As an update to my last post, my favorite sumo rikishi (wrestler) ended the tournament with a winning record and the probability that he will move up in rank. That’s good. And, while he didn’t do well for awhile, in the end, he was the only rikishi to beat the Grand Champion. The champion would have been undefeated in this tournament, except for my wrestler. So, that says something. This tournament was more interesting than the one in September, since we have developed a rivalry in the house. My one housemate has taken to cheering for the Grand Champion. The tournament is over now, but the rivalry will come again when the next tournament begins in January.

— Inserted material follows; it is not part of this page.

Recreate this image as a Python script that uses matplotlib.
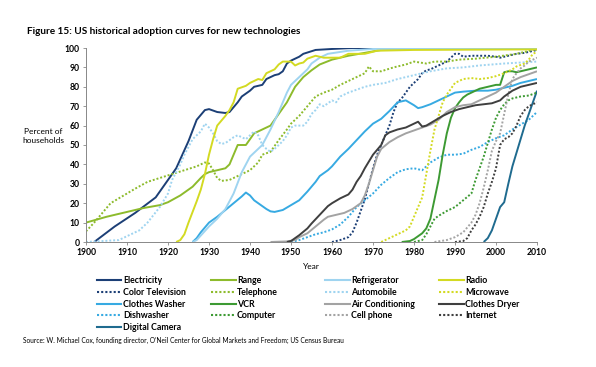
import matplotlib
matplotlib.use("Agg")
import matplotlib.pyplot as plt
from matplotlib.lines import Line2D

# ---------------- data ----------------
electricity_years = [1902, 1907, 1912, 1917, 1920, 1922, 1925, 1927, 1929, 1930, 1932, 1934, 1935, 1937, 1938, 1940, 1941, 1943, 1944, 1946, 1947, 1948, 1949, 1950, 1952, 1953, 1956, 1960, 1965, 2010]
electricity_vals = [0, 8, 15, 23, 32, 38, 52, 63, 68, 68.5, 67, 66.5, 67, 72, 75, 78, 80, 81, 84, 86, 86.5, 88, 92, 93.5, 95.5, 97, 99, 99.5, 100, 100]

color_tv_years = [1960, 1962, 1964, 1965, 1966, 1967, 1968, 1969, 1970, 1971, 1972, 1973, 1974, 1975, 1976, 1977, 1978, 1979, 1980, 1981, 1982, 1983, 1984, 1985, 1986, 1987, 1988, 1989, 1990, 1991, 1992, 1994, 1996, 1998, 2000, 2001, 2003, 2005, 2007, 2009, 2010]
color_tv_vals = [0, 1, 2.5, 5, 10, 16, 22, 30, 38, 45, 50, 55, 60, 67, 72, 74, 77, 80, 82, 84, 87, 88.5, 89, 90, 91, 92, 93, 95, 97, 97, 95.5, 96, 96, 96, 95.5, 95, 96, 97, 97.5, 98.5, 99]

range_years = [1900, 1905, 1910, 1914, 1918, 1920, 1923, 1926, 1928, 1929, 1930, 1932, 1934, 1935, 1937, 1939, 1940, 1941, 1943, 1945, 1947, 1949, 1951, 1953, 1955, 1957, 1960, 1964, 1968, 1972, 1980, 2010]
range_vals = [10, 13, 15.5, 17.5, 19, 20.5, 24, 28.5, 33, 35, 36, 37, 38, 40, 50, 50, 53, 56, 58, 60, 66, 72, 80, 85, 88.5, 91.5, 94, 96, 97.5, 99, 99.5, 100]

telephone_years = [1900, 1902, 1904, 1906, 1908, 1910, 1912, 1915, 1918, 1921, 1924, 1927, 1929, 1930, 1931, 1932, 1933, 1935, 1937, 1940, 1942, 1943, 1945, 1947, 1949, 1950, 1952, 1954, 1956, 1958, 1960, 1962, 1964, 1966, 1968, 1969, 1970, 1972, 1975, 1978, 1980, 1983, 1985, 1988, 1991, 1995, 2000, 2005, 2009, 2010]
telephone_vals = [5.5, 10, 15, 20, 22.5, 25, 27.5, 31, 33, 35, 37, 39, 41, 40.5, 37, 33, 31.5, 32, 34, 37, 41, 45, 46.5, 52.5, 58, 61, 65, 70, 75, 77, 78.5, 81, 83, 85, 87, 90.5, 88, 88, 90, 91.5, 93, 92, 93, 93, 94, 94.5, 95.5, 97, 99, 99]

refrigerator_years = [1926, 1927, 1930, 1932, 1934, 1936, 1938, 1940, 1942, 1943, 1945, 1947, 1949, 1950, 1952, 1954, 1955, 1957, 1959, 1964, 1970, 2010]
refrigerator_vals = [0, 1, 8, 12, 17, 25, 36, 44, 48, 50, 58, 67, 77, 81, 85, 89, 92, 95, 97, 98.6, 99.5, 100]

automobile_years = [1900, 1908, 1911, 1913, 1915, 1918, 1920, 1921, 1923, 1924, 1926, 1928, 1929, 1930, 1931, 1932, 1933, 1934, 1936, 1937, 1938, 1939, 1940, 1941, 1942, 1943, 1944, 1945, 1946, 1947, 1948, 1949, 1950, 1951, 1953, 1954, 1955, 1956, 1957, 1958, 1960, 1961, 1962, 1964, 1966, 1968, 1970, 1973, 1976, 1980, 1984, 1988, 1992, 1996, 2002, 2010]
automobile_vals = [0, 1, 4, 6, 10, 18, 25, 32, 40, 45, 53, 57, 61, 59, 56, 52, 50.5, 51, 54, 55, 54, 53, 55, 57, 55, 50, 48, 46.5, 48, 50, 52, 55, 59, 60, 60, 62, 66, 68, 71, 70, 73, 72, 75, 77, 78.5, 80, 81, 82, 84, 86, 88, 89.5, 90, 91, 92, 93]

radio_years = [1922, 1923, 1924, 1925, 1927, 1928, 1929, 1930, 1931, 1932, 1934, 1935, 1936, 1937, 1939, 1940, 1942, 1943, 1944, 1945, 1946, 1947, 1948, 1950, 1951, 1952, 1953, 1954, 1956, 1958, 1960, 1962, 1964, 1968, 1971, 1980, 2010]
radio_vals = [0, 1, 4, 10, 21, 27, 35, 45, 53, 60, 65, 68, 72, 79, 80.5, 82, 84, 83.5, 87, 88, 89, 91.5, 93, 93, 91, 92, 92.5, 94.5, 96, 95, 95, 95, 97, 97, 98.6, 99, 99.3]

microwave_years = [1972, 1975, 1978, 1979, 1980, 1981, 1982, 1983, 1984, 1985, 1986, 1987, 1988, 1989, 1990, 1992, 1994, 1996, 1998, 2000, 2002, 2004, 2005, 2007, 2008, 2009, 2010]
microwave_vals = [0, 3, 6, 8, 13, 18, 23, 35, 47, 58, 65, 72, 76, 79, 82, 84, 84.5, 84, 84.5, 85.5, 87, 89, 90.5, 92, 94, 97, 98]

washer_years = [1926, 1927, 1928, 1930, 1932, 1934, 1936, 1938, 1939, 1940, 1941, 1942, 1944, 1945, 1946, 1947, 1948, 1950, 1952, 1954, 1956, 1957, 1959, 1960, 1962, 1964, 1966, 1968, 1970, 1972, 1974, 1976, 1978, 1980, 1981, 1982, 1984, 1986, 1988, 1990, 1992, 1995, 1998, 2000, 2002, 2004, 2006, 2008, 2010]
washer_vals = [0, 2, 5, 10, 13, 16.5, 20, 23.5, 25.5, 24, 21.5, 20, 17, 15.8, 15.5, 16, 16.5, 19, 21.5, 26, 31, 34, 37, 39, 44, 48, 52.5, 57, 61, 63.5, 67.5, 72, 73, 70.5, 69, 69.5, 71, 73, 75, 77, 77.5, 78, 78, 78.5, 79.5, 80.5, 82, 83, 84]

vcr_years = [1977, 1979, 1980, 1981, 1982, 1983, 1984, 1985, 1986, 1987, 1988, 1989, 1990, 1991, 1992, 1993, 1994, 1996, 1998, 2000, 2001, 2002, 2003, 2004, 2005, 2006, 2008, 2010]
vcr_vals = [0, 0.5, 1.5, 3, 4.5, 7, 12, 22, 32, 45, 56, 64, 69, 72, 74.5, 76, 77, 79, 80, 81, 81, 87.5, 88, 88, 87.5, 88, 89, 90]

ac_years = [1945, 1949, 1951, 1952, 1954, 1956, 1958, 1959, 1961, 1963, 1965, 1967, 1968, 1969, 1970, 1971, 1972, 1974, 1976, 1978, 1980, 1982, 1984, 1986, 1988, 1990, 1992, 1994, 1996, 1998, 2000, 2002, 2004, 2006, 2008, 2010]
ac_vals = [0, 0.3, 1, 2.5, 4.5, 8, 11.5, 13, 14, 15, 17, 20, 24, 30, 37, 44, 48, 51.5, 54, 56, 57.5, 59, 60.5, 63, 67, 69.5, 70.5, 71, 73, 75, 77, 80, 83, 85, 86.5, 88]

dryer_years = [1949, 1950, 1952, 1954, 1955, 1957, 1959, 1960, 1962, 1964, 1965, 1966, 1967, 1968, 1970, 1972, 1973, 1974, 1976, 1978, 1980, 1981, 1982, 1983, 1985, 1987, 1989, 1991, 1993, 1995, 1997, 1999, 2001, 2002, 2004, 2006, 2008, 2010]
dryer_vals = [0, 0.5, 3.5, 7, 9.5, 14, 18.5, 20, 22.5, 24.5, 27, 31, 34, 38, 45, 50, 55, 56.5, 58, 59, 61, 62, 59.5, 60, 62.5, 65, 67, 68.5, 69.5, 70.5, 71, 71.5, 73, 75, 78, 80, 81, 82]

dishwasher_years = [1950, 1952, 1954, 1956, 1958, 1960, 1962, 1964, 1966, 1968, 1970, 1972, 1974, 1976, 1978, 1980, 1982, 1984, 1986, 1988, 1990, 1992, 1994, 1996, 1998, 2000, 2002, 2004, 2006, 2008, 2010]
dishwasher_vals = [0, 1, 2.5, 4, 5, 6.5, 9, 13, 18, 21.5, 25, 29.5, 33, 36, 37.5, 38, 37, 41, 43.5, 45, 45, 45.5, 47.5, 49, 51.5, 53.5, 55, 58, 60.5, 63, 67]

computer_years = [1980, 1982, 1983, 1984, 1985, 1986, 1988, 1990, 1992, 1994, 1995, 1996, 1997, 1998, 1999, 2000, 2001, 2002, 2003, 2004, 2006, 2008, 2010]
computer_vals = [0, 1, 4, 8, 12, 13.5, 16, 18, 21.5, 25, 32, 38, 44, 51, 58, 64, 68, 71, 73, 74, 75, 75.5, 77]

cellphone_years = [1985, 1988, 1990, 1992, 1994, 1995, 1996, 1997, 1998, 1999, 2000, 2001, 2002, 2003, 2004, 2005, 2006, 2007, 2008, 2009, 2010]
cellphone_vals = [0, 1, 2.5, 5, 10, 14, 20, 28, 37, 47, 52, 56, 66, 76, 84, 87, 89.5, 91, 93, 94, 95]

internet_years = [1990, 1992, 1993, 1994, 1995, 1996, 1997, 1998, 1999, 2000, 2001, 2002, 2003, 2004, 2005, 2006, 2007, 2008, 2010]
internet_vals = [0, 0.5, 2, 6, 9, 13, 18, 25, 31, 38, 50, 53, 54, 56, 60, 65, 68, 70, 72]

camera_years = [1997, 1998, 1999, 2000, 2001, 2002, 2003, 2004, 2005, 2006, 2007, 2008, 2009, 2010]
camera_vals = [0, 2, 6, 12, 18, 20.5, 30, 39, 46, 53, 60, 66, 72, 78]

x_ticks = [1900, 1910, 1920, 1930, 1940, 1950, 1960, 1970, 1980, 1990, 2000, 2010]
y_ticks = [0, 10, 20, 30, 40, 50, 60, 70, 80, 90, 100]

# ---------------- styles ----------------
NAVY = "#1c3f76"
YGREEN = "#8dbb2c"
LBLUE = "#9fd4f0"
YELLOW = "#d3da22"
BLUE = "#37aae2"
GREEN = "#3d9a33"
GRAY = "#a3a3a3"
DGRAY = "#3f3f3f"
TEAL = "#1f6b8f"
DOT = (0, (1, 1))

series = [
    ("Electricity", electricity_years, electricity_vals, NAVY, "-"),
    ("Color Television", color_tv_years, color_tv_vals, NAVY, DOT),
    ("Clothes Washer", washer_years, washer_vals, BLUE, "-"),
    ("Dishwasher", dishwasher_years, dishwasher_vals, BLUE, DOT),
    ("Digital Camera", camera_years, camera_vals, TEAL, "-"),
    ("Range", range_years, range_vals, YGREEN, "-"),
    ("Telephone", telephone_years, telephone_vals, YGREEN, DOT),
    ("VCR", vcr_years, vcr_vals, GREEN, "-"),
    ("Computer", computer_years, computer_vals, GREEN, DOT),
    ("Refrigerator", refrigerator_years, refrigerator_vals, LBLUE, "-"),
    ("Automobile", automobile_years, automobile_vals, LBLUE, DOT),
    ("Air Conditioning", ac_years, ac_vals, GRAY, "-"),
    ("Cell phone", cellphone_years, cellphone_vals, GRAY, DOT),
    ("Radio", radio_years, radio_vals, YELLOW, "-"),
    ("Microwave", microwave_years, microwave_vals, YELLOW, DOT),
    ("Clothes Dryer", dryer_years, dryer_vals, DGRAY, "-"),
    ("Internet", internet_years, internet_vals, DGRAY, DOT),
]

plt.rcParams["font.family"] = ["Lato", "DejaVu Sans"]

fig = plt.figure(figsize=(5.96, 3.67), dpi=100)
ax = fig.add_axes([86 / 596, 125 / 367, 451 / 596, 194 / 367])

styles = {}
for name, xs, ys, col, ls in series:
    ax.plot(xs, ys, color=col, linestyle=ls, linewidth=1.4,
            solid_joinstyle="round", solid_capstyle="butt")
    styles[name] = (col, ls)

ax.set_xlim(1900, 2010)
ax.set_ylim(0, 100)
ax.set_xticks(x_ticks)
ax.set_yticks(y_ticks)
ax.tick_params(axis="both", direction="out", length=2.5, width=0.6, color="#888888",
               labelsize=6.2, pad=2)
for lbl in ax.get_xticklabels() + ax.get_yticklabels():
    lbl.set_fontweight("bold")
for s in ["top", "right"]:
    ax.spines[s].set_visible(False)
for s in ["left", "bottom"]:
    ax.spines[s].set_color("#888888")
    ax.spines[s].set_linewidth(0.7)

ax.set_xlabel("Year", fontsize=6, labelpad=4)

fig.text(43 / 596, 1 - 136 / 367, "Percent of\nhouseholds", ha="center", va="center",
         fontsize=6, linespacing=1.3)

fig.text(27 / 596, 1 - 32 / 367,
         "Figure 15: US historical adoption curves for new technologies",
         ha="left", va="center", fontsize=7.2, fontweight="bold")

fig.text(23 / 596, 1 - 340 / 367,
         "Source: W. Michael Cox, founding director, O\u2019Neil Center for Global Markets and Freedom; US Census Bureau",
         ha="left", va="center", fontsize=4.8)

columns = [
    ["Electricity", "Color Television", "Clothes Washer", "Dishwasher", "Digital Camera"],
    ["Range", "Telephone", "VCR", "Computer"],
    ["Refrigerator", "Automobile", "Air Conditioning", "Cell phone"],
    ["Radio", "Microwave", "Clothes Dryer", "Internet"],
]
col_x = [97, 211, 325, 439]
for cx, names in zip(col_x, columns):
    hs = []
    for n in names:
        col, ls = styles[n]
        hs.append(Line2D([], [], color=col, linestyle=ls, linewidth=1.5))
    leg = fig.legend(hs, names, loc="upper left", bbox_to_anchor=(cx / 596, 1 - 276 / 367),
                     frameon=False, borderpad=0, borderaxespad=0, fontsize=6.3,
                     handlelength=2.8, handletextpad=0.15, labelspacing=0.32)
    for t in leg.get_texts():
        t.set_fontweight("bold")

fig.savefig("out.png", dpi=100)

My Japanese class is going fine, except for one tiny thing. In December we are going to have speech day. If you happen to find yourself in Tokyo on Dec. 16, you are invited to attend. Our teacher said we’d be expected to invite people to our spech day. She didn’t say they actually had to come :) It wouldn’t be so bad if we didn’t have to memorize our speeches. A speech in Japanese AND it has to be memorized???!! Yikes! I decided to tell a story about a cat named Yuki (that’s “snow” in Japanese, and she is a white cat. Not very creative, but my vocab is rather limited yet).

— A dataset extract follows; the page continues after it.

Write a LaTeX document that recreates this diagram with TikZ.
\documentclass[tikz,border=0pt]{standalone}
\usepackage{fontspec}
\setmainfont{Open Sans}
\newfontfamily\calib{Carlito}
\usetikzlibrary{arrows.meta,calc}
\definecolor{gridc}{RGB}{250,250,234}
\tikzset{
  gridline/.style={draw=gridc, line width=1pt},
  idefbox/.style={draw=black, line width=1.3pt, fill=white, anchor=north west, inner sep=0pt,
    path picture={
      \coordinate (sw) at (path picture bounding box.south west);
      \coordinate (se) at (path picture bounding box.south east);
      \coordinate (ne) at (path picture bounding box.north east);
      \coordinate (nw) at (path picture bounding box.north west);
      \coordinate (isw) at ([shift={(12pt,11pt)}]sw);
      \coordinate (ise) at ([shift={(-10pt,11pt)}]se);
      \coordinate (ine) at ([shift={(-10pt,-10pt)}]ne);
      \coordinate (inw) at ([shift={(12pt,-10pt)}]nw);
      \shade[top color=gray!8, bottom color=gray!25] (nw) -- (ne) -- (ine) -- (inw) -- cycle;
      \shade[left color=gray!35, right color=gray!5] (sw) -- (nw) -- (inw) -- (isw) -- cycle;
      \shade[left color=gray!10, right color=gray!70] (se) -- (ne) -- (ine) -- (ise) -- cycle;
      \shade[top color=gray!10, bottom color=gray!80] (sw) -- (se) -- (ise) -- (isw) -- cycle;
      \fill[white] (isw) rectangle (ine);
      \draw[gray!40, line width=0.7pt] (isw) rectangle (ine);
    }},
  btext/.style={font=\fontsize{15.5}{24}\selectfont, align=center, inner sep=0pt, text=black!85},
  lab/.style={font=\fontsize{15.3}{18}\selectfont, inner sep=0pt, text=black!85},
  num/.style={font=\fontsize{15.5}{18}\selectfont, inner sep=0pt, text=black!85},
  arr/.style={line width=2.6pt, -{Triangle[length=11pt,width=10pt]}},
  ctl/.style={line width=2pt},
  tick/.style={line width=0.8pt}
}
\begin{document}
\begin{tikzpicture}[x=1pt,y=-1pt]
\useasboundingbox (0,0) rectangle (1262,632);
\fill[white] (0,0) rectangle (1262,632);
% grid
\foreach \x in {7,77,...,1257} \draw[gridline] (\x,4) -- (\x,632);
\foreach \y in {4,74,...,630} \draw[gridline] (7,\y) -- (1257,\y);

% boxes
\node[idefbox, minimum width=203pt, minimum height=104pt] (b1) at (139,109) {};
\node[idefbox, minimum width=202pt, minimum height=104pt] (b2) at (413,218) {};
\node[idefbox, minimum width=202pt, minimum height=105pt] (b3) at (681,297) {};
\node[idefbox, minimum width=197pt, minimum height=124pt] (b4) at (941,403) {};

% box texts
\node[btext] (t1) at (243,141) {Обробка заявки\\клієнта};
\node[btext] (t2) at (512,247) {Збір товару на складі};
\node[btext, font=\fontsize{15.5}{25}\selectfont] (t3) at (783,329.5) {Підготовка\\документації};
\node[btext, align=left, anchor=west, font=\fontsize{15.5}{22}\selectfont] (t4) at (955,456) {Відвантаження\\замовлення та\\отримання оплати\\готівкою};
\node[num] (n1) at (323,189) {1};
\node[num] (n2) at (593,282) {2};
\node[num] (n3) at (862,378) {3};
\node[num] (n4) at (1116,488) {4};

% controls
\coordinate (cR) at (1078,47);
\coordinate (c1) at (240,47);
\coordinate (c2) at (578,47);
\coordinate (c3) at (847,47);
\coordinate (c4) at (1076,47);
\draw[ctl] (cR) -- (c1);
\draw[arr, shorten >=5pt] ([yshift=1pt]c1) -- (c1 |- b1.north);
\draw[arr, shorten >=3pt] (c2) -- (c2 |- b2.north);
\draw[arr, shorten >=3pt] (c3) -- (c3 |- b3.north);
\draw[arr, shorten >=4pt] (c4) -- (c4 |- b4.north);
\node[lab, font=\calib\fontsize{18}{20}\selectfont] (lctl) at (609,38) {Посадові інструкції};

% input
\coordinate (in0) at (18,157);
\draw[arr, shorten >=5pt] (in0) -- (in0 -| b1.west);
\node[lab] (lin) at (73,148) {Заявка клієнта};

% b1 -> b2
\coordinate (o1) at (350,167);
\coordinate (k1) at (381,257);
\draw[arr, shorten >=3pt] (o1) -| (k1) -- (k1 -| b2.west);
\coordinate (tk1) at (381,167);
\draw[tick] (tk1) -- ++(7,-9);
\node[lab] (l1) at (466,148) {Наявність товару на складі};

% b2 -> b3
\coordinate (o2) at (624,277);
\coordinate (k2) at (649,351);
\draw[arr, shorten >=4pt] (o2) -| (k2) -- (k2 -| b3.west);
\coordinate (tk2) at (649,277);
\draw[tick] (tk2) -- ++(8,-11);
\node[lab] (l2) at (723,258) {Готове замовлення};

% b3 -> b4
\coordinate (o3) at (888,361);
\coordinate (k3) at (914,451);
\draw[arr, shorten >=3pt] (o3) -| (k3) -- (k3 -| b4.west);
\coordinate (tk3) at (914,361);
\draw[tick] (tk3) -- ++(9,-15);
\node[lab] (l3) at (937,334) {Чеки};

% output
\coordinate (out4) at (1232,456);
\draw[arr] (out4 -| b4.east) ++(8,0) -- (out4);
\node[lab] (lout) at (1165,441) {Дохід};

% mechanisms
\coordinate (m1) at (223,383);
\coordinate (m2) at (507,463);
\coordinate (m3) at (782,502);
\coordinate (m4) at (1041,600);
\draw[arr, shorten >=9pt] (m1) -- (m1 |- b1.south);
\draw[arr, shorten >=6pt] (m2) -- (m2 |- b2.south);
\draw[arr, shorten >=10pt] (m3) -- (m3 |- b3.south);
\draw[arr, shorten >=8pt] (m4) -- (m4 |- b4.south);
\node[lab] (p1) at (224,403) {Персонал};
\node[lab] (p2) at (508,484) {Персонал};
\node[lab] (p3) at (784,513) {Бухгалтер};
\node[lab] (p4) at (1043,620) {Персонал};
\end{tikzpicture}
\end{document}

Also, I bet you wonder what I do on Sunday mornings, since I am here with the ELCA as a missionary. Each of us is assigned a different cogregation. My congregation is Hoya Lutheran Church. It is near my house, and it is a wonderful little congregation. The people there are so friendly and welcoming. There are two women pastors at Hoya; one of them studied at the Lutheran seminary in Philadelphia. Usually I practice my Japanese after worship during lunch, but it’s nice to know there are people who know English to help me along! I don’t understand everything that goes on during worship, because everything is in Japanese, but I know basic words, such as God, Jesus, worship and “Let us pray.” I can look up the Bible verses, sometimes following along (in English, of course, but listening to the Japanese). Also, I have joined the choir. Right now we’re singing “O, Holy Night” for Christmas, so I only have to work on learning the Japanese, and not the notes as much.
On Sunday evenings I worship at a different local church which offers an English service on Sunday nights. Last night I was the preacher, so that was fun. It was nice to be able to lead worship again. There is comfort in that role: in the midst of Japanese studies, when Japanese studies confound me, the rituals of worship calm and orientate me again.